Each of these issues compounds the others—poor timing leads to irrelevant messaging, which reduces engagement, which makes your automation appear less effective than it actually could be.
How to improve Event-Driven Engagement Analysis
Optimize Event Trigger Timing Through Cohort Analysis
Use cohort analysis to identify when your customers are most receptive to triggered communications. Segment users by their engagement patterns and test different timing intervals for the same event triggers. For example, if cart abandonment emails perform poorly at 1 hour, test 3-hour and 24-hour delays. Track Email Open Rate across these cohorts to validate which timing drives better engagement.

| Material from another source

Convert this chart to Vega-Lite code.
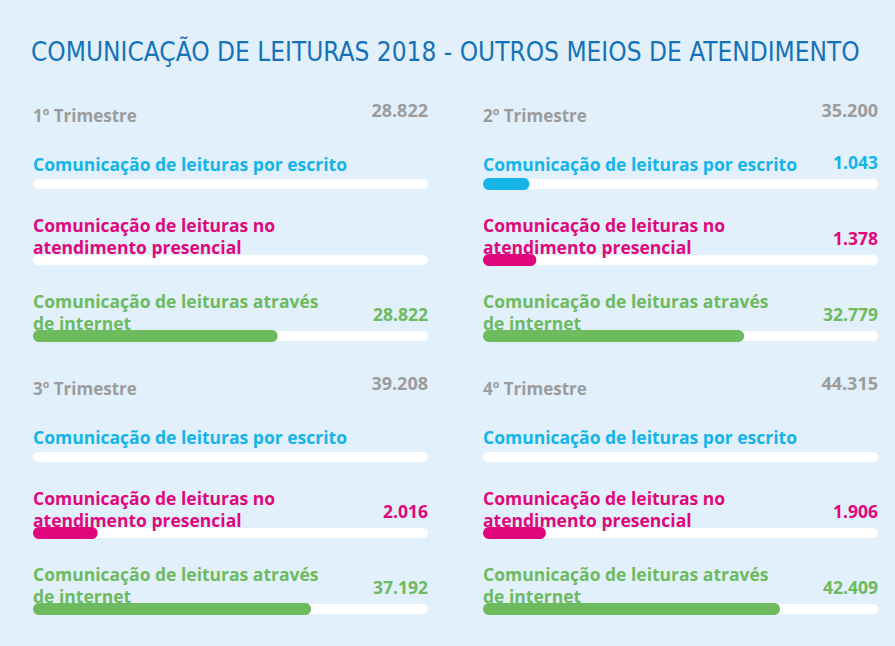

Refine Event Selection Based on Engagement Patterns
Not all events deserve email triggers. Analyze your Event-Triggered Flow Performance to identify which events correlate with higher engagement rates. Remove low-performing triggers and double down on events that consistently drive opens and clicks. This focused approach improves overall Email Engagement Score by reducing email fatigue.
Implement Dynamic Frequency Capping
Prevent trigger overlap by analyzing how multiple events fire within short timeframes for the same user. Create rules that prioritize high-value events (like purchase confirmations) over routine ones (like page views). Monitor Workflow Completion Rate to ensure your frequency caps aren’t blocking important communications.
Personalize Content Based on Event Context
Generic triggered emails underperform because they ignore the specific context that triggered them. Use the event data to customize subject lines, content, and timing. A user who abandoned a high-value item should receive different messaging than someone who left a low-cost product in their cart.
A/B Test Message Relevance and Urgency
Test different approaches to event-driven messaging—from helpful reminders to time-sensitive offers. Track Email Click-Through Rate to measure which messaging styles resonate with different event types and user segments.